WHAT IS EXPECTED:
Leave out every picture. Copy exactly the lines from the one holding "Output the LaTeX" through the one holding "minimum width=138pt, minimum".

SUPPLIED MATERIAL:

+-------+

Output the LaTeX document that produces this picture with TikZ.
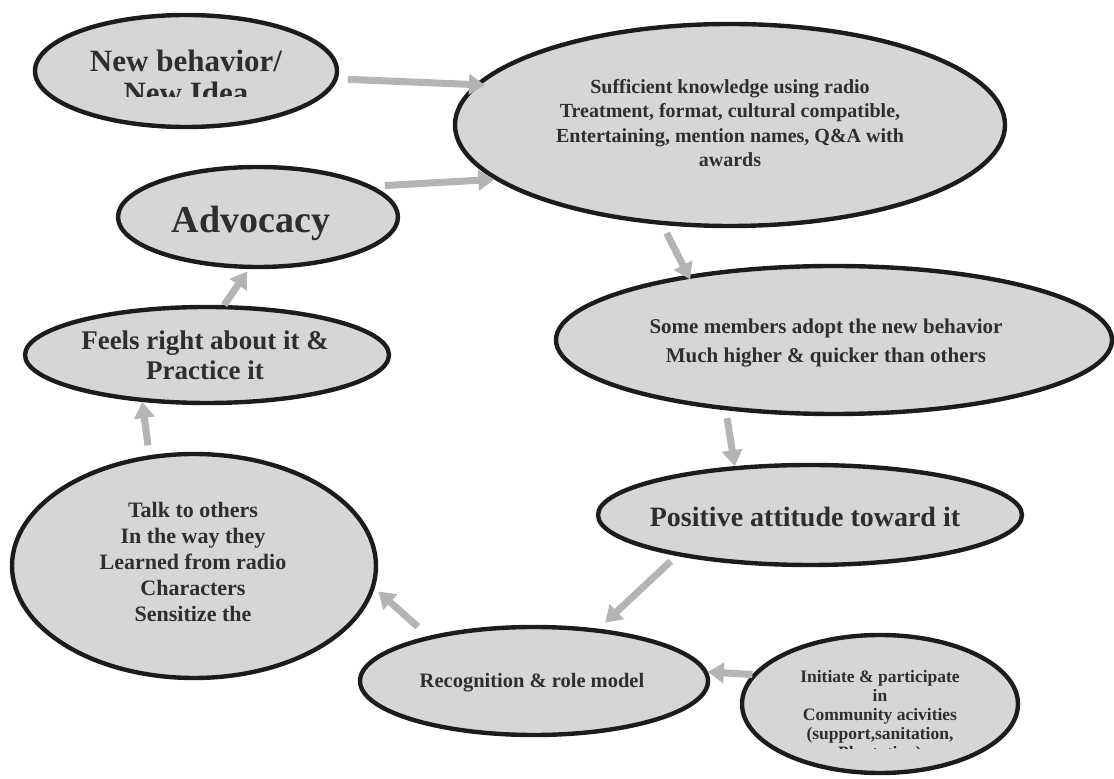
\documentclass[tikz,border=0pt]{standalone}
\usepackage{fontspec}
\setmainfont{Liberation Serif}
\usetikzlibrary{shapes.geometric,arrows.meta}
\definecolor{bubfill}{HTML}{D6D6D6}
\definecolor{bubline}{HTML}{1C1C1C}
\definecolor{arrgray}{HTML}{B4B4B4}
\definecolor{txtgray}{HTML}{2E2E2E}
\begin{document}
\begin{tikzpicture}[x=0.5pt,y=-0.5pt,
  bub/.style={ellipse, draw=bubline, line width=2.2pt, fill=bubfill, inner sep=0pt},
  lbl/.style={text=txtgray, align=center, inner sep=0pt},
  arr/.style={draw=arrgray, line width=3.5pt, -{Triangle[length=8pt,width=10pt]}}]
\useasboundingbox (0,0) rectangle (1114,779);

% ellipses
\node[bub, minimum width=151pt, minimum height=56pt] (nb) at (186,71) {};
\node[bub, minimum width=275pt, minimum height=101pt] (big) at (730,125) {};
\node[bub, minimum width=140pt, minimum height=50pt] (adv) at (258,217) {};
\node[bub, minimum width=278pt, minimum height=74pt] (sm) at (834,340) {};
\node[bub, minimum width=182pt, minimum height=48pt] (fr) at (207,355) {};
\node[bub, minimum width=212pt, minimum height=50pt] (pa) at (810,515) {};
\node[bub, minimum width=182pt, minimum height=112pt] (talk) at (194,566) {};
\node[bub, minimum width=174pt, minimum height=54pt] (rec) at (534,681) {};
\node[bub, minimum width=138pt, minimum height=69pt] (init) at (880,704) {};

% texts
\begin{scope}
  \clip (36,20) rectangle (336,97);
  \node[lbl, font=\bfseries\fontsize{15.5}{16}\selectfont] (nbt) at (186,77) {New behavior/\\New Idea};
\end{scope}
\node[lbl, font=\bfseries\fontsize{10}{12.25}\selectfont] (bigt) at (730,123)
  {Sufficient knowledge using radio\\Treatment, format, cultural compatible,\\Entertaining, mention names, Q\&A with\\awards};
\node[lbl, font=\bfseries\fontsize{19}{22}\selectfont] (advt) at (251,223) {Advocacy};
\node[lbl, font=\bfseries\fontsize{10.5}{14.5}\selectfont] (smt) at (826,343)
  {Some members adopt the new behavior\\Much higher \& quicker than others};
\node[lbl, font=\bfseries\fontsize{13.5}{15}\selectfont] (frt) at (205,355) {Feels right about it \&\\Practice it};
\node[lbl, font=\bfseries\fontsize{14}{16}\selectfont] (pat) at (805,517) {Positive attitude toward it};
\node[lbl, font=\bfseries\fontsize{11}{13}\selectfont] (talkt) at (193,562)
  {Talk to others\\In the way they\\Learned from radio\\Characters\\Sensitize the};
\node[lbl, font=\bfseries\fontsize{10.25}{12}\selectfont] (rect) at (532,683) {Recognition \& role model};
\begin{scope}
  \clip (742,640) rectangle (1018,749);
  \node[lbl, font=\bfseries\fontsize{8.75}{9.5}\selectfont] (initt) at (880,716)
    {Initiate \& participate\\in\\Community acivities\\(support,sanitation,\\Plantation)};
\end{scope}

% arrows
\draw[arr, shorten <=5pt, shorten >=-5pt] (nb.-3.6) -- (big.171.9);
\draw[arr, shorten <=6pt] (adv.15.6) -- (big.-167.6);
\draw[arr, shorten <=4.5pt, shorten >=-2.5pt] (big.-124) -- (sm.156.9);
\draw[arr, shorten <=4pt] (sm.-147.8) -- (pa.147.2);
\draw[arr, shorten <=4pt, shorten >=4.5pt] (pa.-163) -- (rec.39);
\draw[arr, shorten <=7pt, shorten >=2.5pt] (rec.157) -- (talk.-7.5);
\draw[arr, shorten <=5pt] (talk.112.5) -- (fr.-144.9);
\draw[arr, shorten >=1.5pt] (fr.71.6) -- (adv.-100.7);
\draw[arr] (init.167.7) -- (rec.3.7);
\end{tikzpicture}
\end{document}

+-------+

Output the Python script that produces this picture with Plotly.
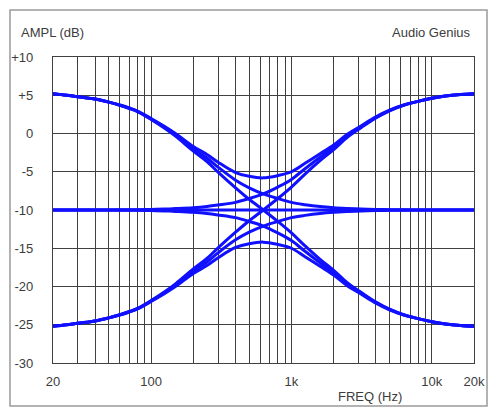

+-------+

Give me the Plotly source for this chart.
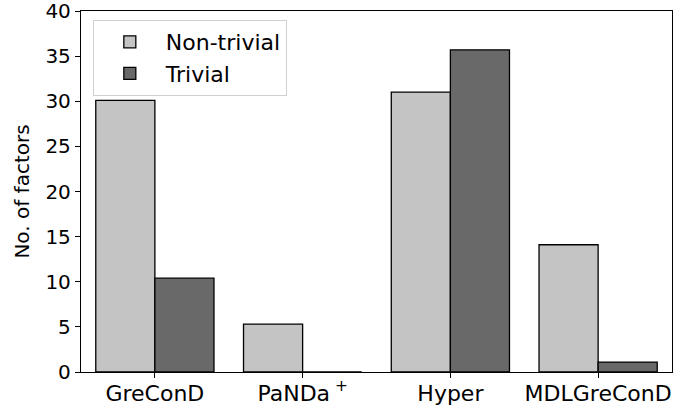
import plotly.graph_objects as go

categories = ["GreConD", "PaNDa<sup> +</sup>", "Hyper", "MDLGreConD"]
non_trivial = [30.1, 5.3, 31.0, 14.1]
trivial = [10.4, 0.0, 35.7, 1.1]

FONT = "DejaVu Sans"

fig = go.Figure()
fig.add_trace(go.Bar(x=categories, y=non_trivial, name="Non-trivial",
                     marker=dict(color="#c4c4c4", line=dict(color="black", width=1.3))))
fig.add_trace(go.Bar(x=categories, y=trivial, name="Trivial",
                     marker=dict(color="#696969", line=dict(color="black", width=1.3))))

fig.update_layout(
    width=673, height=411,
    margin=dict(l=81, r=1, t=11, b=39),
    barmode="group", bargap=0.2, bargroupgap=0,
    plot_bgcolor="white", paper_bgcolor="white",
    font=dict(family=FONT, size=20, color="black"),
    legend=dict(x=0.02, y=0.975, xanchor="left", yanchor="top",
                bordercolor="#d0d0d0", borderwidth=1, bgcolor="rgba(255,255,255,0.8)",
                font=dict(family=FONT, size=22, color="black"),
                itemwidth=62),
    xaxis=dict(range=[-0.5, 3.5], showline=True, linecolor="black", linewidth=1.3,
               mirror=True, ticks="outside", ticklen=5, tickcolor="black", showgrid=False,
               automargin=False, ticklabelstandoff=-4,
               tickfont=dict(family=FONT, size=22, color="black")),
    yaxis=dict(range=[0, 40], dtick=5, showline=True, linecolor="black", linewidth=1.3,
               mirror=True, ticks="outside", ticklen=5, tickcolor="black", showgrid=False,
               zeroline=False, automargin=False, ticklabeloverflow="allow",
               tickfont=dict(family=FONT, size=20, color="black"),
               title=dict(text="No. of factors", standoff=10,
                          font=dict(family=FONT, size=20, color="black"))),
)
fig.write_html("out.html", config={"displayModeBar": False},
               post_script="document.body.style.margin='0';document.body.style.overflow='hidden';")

+-------+

OUTPUT FOR THIS EXERCISE:
Output the LaTeX document that produces this picture with TikZ.
\documentclass[tikz,border=0pt]{standalone}
\usepackage{fontspec}
\setmainfont{Liberation Serif}
\usetikzlibrary{shapes.geometric,arrows.meta}
\definecolor{bubfill}{HTML}{D6D6D6}
\definecolor{bubline}{HTML}{1C1C1C}
\definecolor{arrgray}{HTML}{B4B4B4}
\definecolor{txtgray}{HTML}{2E2E2E}
\begin{document}
\begin{tikzpicture}[x=0.5pt,y=-0.5pt,
  bub/.style={ellipse, draw=bubline, line width=2.2pt, fill=bubfill, inner sep=0pt},
  lbl/.style={text=txtgray, align=center, inner sep=0pt},
  arr/.style={draw=arrgray, line width=3.5pt, -{Triangle[length=8pt,width=10pt]}}]
\useasboundingbox (0,0) rectangle (1114,779);

% ellipses
\node[bub, minimum width=151pt, minimum height=56pt] (nb) at (186,71) {};
\node[bub, minimum width=275pt, minimum height=101pt] (big) at (730,125) {};
\node[bub, minimum width=140pt, minimum height=50pt] (adv) at (258,217) {};
\node[bub, minimum width=278pt, minimum height=74pt] (sm) at (834,340) {};
\node[bub, minimum width=182pt, minimum height=48pt] (fr) at (207,355) {};
\node[bub, minimum width=212pt, minimum height=50pt] (pa) at (810,515) {};
\node[bub, minimum width=182pt, minimum height=112pt] (talk) at (194,566) {};
\node[bub, minimum width=174pt, minimum height=54pt] (rec) at (534,681) {};
\node[bub, minimum width=138pt, minimum height=69pt] (init) at (880,704) {};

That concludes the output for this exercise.